Parks here are not destinations but extensions of the town’s living room. At Riverside Park, kids pedal bikes along the path that weaves past oak trees thick enough to hide whole worlds in their roots. The brook that gives the town its name chatters over stones, pulling leaves into tiny whirlpools. In summer, families spread checkered blankets under the pavilion, sharing potato salad and stories about the winter of ’78. Teenagers dare each other to swing from the rope tied to the tallest maple. By October, the same trees ignite in reds and golds, drawing photographers from as far as Flint, who mutter about “good light” and “unspoiled beauty.”

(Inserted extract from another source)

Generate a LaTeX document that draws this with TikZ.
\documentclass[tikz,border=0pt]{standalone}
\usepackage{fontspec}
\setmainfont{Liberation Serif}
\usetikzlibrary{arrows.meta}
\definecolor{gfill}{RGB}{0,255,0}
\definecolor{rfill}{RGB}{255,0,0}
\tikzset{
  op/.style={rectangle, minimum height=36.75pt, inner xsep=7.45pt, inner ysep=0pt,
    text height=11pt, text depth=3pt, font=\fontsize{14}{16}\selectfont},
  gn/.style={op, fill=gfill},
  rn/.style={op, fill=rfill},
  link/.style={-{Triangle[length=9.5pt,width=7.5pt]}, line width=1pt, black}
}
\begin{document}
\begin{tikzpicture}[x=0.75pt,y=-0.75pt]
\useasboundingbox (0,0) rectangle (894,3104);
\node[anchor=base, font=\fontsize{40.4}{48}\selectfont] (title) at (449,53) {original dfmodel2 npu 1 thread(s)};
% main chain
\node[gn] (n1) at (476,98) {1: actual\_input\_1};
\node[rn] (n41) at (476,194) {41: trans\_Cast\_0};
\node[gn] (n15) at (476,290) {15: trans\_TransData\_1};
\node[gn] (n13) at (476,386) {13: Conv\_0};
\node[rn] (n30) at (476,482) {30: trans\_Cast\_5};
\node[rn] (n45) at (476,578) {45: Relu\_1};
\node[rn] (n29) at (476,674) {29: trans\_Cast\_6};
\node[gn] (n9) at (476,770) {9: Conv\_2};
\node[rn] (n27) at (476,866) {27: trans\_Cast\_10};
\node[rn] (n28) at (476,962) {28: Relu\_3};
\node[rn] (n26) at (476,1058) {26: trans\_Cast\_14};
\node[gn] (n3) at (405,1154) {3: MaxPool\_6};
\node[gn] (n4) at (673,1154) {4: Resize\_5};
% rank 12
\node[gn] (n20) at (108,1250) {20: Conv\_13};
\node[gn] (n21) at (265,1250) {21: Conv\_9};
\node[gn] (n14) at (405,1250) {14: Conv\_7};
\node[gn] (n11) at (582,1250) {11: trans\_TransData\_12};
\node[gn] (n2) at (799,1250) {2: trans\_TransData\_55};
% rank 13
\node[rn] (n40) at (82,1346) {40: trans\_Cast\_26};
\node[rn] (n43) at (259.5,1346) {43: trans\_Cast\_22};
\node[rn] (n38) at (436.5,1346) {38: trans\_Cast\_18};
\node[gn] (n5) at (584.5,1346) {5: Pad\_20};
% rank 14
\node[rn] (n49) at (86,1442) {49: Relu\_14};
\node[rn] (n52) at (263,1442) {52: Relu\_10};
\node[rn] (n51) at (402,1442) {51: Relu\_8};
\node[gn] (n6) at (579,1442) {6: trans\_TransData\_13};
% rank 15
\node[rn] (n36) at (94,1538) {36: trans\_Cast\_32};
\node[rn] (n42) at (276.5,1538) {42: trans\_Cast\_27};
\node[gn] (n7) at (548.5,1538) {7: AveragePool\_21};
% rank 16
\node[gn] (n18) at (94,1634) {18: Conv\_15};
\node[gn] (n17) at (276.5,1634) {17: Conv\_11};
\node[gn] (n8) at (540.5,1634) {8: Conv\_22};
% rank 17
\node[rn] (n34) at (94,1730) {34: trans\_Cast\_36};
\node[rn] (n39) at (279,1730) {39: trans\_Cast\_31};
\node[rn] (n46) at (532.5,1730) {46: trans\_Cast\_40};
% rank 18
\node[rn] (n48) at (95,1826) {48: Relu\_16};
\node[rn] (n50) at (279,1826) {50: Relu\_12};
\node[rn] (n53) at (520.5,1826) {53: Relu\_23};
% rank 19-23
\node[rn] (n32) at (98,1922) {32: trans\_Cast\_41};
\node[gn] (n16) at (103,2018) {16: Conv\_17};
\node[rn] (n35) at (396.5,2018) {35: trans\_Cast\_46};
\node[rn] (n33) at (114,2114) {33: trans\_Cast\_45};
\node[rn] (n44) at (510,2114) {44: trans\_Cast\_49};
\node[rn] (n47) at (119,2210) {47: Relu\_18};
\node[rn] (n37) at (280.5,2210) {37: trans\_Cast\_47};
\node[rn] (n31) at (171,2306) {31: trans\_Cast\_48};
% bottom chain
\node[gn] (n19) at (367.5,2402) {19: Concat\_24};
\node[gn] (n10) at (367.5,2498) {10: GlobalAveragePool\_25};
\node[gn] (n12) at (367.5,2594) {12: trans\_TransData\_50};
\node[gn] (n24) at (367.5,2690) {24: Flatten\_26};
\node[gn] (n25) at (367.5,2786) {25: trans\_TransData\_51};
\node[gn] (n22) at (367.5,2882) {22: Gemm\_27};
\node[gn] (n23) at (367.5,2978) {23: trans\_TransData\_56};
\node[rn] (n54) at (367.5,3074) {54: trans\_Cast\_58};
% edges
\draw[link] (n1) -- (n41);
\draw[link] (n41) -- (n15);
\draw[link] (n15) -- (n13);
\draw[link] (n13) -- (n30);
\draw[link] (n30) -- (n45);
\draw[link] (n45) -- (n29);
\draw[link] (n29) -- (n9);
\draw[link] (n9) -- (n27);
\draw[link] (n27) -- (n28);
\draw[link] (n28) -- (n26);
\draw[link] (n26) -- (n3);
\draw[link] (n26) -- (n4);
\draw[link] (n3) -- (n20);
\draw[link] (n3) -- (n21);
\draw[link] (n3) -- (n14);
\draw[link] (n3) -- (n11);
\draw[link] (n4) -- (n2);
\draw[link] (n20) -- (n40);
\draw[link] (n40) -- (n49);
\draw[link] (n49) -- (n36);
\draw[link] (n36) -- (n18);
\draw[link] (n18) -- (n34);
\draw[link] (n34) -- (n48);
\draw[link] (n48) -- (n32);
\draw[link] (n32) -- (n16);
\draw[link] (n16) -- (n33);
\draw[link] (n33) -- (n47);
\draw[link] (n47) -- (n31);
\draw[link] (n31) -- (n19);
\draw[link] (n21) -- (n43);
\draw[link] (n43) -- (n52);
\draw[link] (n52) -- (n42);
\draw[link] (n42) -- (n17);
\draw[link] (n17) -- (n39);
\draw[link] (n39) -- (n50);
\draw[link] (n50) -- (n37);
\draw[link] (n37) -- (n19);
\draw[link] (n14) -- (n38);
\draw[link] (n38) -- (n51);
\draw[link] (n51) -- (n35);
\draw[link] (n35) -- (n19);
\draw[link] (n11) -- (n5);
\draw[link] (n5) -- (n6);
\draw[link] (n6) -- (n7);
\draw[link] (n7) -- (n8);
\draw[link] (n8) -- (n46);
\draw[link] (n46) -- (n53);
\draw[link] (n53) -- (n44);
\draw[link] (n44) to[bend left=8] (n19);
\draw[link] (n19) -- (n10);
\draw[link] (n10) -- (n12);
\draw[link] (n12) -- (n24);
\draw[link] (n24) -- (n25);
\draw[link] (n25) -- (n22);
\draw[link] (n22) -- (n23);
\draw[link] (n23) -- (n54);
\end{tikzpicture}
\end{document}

What outsiders might mistake for dullness is a kind of intentionality. Brookfield’s people choose this life. They choose the potluck dinners at the Methodist church, where casserole dishes outnumber attendees. They choose the Friday night football games, where the entire crowd gasps in unison when the quarterback fumbles. They choose to repaint the gazebo every third spring, even though the old coat still looks fine. There’s a shared understanding that belonging isn’t about spectacle but showing up, to the VFW pancake breakfast, to the library’s struggling book club, to the front porch when a neighbor passes with their dog.

The sunset here is a slow burn, the sky streaking peach and lavender over soybean fields. By dusk, the streets empty. Crickets tune up. Windows glow blue with the flicker of evening news. Somewhere, a screen door slams. A man laughs on his porch. A sprinkler hisses. You could call it ordinary, but ordinary is a word for people who don’t pay attention. In Brookfield, the ordinary hums.